* _WHAT IS BEING ASKED_: Using the data below, copy each line that includes the word "this".

-- START RECORD SET --

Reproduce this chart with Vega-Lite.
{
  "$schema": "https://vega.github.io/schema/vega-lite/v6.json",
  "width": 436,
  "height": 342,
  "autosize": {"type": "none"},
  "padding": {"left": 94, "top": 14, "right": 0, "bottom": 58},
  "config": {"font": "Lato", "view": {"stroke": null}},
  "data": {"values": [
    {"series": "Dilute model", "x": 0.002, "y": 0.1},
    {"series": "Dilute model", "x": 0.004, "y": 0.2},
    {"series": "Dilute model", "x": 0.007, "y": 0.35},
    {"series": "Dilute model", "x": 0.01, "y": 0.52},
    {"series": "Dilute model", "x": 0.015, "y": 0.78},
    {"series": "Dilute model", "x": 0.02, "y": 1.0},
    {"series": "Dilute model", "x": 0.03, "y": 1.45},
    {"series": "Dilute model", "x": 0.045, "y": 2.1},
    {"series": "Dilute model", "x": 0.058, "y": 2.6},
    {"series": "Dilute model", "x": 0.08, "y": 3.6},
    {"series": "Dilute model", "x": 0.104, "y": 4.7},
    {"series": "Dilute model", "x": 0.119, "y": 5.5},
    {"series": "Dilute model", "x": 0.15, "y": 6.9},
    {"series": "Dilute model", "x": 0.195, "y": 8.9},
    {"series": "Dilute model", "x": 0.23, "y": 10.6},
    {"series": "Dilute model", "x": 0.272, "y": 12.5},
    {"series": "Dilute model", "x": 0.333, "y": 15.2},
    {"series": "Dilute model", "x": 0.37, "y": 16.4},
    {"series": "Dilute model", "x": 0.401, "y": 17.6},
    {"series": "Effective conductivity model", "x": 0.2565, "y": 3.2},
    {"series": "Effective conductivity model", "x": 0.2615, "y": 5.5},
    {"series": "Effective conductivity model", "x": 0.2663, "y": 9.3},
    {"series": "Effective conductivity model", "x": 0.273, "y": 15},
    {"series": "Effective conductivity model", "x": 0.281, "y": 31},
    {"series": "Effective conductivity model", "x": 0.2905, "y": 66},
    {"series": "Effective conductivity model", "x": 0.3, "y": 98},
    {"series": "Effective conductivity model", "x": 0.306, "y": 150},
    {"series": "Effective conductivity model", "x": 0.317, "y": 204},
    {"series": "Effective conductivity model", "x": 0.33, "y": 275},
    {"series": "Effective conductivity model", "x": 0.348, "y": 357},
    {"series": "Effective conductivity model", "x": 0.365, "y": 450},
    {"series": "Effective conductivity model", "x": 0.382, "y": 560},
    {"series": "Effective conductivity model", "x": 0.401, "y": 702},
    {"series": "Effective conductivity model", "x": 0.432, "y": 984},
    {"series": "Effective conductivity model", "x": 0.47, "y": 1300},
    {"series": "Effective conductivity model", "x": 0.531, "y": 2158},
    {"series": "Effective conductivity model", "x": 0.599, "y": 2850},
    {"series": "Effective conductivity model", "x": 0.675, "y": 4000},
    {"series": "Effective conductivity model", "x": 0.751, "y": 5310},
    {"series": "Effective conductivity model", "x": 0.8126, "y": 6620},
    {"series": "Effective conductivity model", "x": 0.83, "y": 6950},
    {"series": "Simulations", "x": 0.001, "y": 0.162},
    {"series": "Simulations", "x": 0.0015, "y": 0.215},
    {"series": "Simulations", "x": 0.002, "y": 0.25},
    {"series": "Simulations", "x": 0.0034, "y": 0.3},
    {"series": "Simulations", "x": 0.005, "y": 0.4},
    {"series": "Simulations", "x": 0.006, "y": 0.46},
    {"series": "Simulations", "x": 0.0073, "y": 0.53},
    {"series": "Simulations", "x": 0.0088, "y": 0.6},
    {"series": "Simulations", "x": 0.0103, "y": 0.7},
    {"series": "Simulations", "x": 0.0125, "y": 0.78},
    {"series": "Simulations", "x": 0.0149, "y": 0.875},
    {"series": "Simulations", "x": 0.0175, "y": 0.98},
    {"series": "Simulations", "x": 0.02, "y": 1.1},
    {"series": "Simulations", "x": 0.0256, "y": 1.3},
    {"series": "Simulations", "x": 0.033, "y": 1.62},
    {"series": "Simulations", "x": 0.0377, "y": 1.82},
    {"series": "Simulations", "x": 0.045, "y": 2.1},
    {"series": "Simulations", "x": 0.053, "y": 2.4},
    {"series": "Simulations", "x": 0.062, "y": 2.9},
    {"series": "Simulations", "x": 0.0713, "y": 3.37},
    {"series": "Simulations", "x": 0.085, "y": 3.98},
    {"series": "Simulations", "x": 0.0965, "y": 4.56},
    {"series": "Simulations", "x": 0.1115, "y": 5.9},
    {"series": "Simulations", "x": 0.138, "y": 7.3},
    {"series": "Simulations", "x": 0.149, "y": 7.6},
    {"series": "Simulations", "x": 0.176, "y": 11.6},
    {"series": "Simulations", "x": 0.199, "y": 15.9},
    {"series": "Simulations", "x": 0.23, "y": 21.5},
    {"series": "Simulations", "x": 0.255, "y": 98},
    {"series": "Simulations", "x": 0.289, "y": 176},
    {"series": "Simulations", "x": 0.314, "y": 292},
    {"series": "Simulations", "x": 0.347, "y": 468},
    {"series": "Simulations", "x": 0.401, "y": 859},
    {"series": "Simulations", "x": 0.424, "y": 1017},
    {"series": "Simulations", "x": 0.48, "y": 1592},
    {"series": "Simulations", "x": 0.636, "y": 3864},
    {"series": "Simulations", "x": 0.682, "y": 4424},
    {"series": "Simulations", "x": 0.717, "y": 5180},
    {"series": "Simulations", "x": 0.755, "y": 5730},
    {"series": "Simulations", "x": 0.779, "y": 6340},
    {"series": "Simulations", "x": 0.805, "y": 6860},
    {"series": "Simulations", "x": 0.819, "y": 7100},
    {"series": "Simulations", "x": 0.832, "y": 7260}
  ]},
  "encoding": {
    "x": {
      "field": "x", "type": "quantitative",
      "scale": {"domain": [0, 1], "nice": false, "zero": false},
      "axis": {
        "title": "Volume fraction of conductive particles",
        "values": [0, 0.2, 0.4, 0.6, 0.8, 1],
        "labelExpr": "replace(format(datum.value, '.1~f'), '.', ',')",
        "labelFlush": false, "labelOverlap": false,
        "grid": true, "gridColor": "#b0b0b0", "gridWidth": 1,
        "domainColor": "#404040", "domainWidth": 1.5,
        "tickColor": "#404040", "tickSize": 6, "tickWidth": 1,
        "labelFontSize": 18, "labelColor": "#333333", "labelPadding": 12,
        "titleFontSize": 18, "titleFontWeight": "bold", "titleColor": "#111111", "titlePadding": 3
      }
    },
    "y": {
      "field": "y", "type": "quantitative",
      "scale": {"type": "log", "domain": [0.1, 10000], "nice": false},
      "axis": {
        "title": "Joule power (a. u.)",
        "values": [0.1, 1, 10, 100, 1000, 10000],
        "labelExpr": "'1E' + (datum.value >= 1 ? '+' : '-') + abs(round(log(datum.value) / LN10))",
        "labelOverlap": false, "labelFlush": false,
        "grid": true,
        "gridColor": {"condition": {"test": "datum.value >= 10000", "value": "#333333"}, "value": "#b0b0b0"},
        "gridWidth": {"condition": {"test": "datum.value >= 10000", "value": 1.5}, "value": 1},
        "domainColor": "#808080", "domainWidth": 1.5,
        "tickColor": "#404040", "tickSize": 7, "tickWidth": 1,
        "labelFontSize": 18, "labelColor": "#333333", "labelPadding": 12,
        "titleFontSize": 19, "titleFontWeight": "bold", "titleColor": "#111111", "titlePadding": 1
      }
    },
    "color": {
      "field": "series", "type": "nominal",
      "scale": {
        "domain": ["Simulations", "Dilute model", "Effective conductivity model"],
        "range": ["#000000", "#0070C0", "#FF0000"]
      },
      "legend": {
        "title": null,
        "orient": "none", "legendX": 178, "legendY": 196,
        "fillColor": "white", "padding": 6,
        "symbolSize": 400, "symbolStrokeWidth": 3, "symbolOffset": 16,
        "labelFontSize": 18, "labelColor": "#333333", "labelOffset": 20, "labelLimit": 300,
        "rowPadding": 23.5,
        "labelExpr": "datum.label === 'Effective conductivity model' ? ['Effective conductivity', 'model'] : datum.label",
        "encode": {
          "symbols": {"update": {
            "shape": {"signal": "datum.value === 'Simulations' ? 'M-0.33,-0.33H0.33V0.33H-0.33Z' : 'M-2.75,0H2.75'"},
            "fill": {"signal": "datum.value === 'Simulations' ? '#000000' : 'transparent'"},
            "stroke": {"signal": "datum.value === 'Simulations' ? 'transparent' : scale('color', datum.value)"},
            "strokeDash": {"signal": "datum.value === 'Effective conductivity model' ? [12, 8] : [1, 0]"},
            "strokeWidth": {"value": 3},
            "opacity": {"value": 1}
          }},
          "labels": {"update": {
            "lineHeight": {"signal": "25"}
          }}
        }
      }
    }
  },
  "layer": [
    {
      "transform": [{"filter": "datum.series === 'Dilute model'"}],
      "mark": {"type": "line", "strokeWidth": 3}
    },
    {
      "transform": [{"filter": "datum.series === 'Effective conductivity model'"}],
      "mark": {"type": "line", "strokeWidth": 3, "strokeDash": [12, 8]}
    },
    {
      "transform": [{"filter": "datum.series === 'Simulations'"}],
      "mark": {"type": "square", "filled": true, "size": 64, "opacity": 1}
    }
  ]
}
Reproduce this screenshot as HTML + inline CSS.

-- END RECORD SET --

* _FINISHED TASK_:
Reproduce this chart with Vega-Lite.
Reproduce this screenshot as HTML + inline CSS.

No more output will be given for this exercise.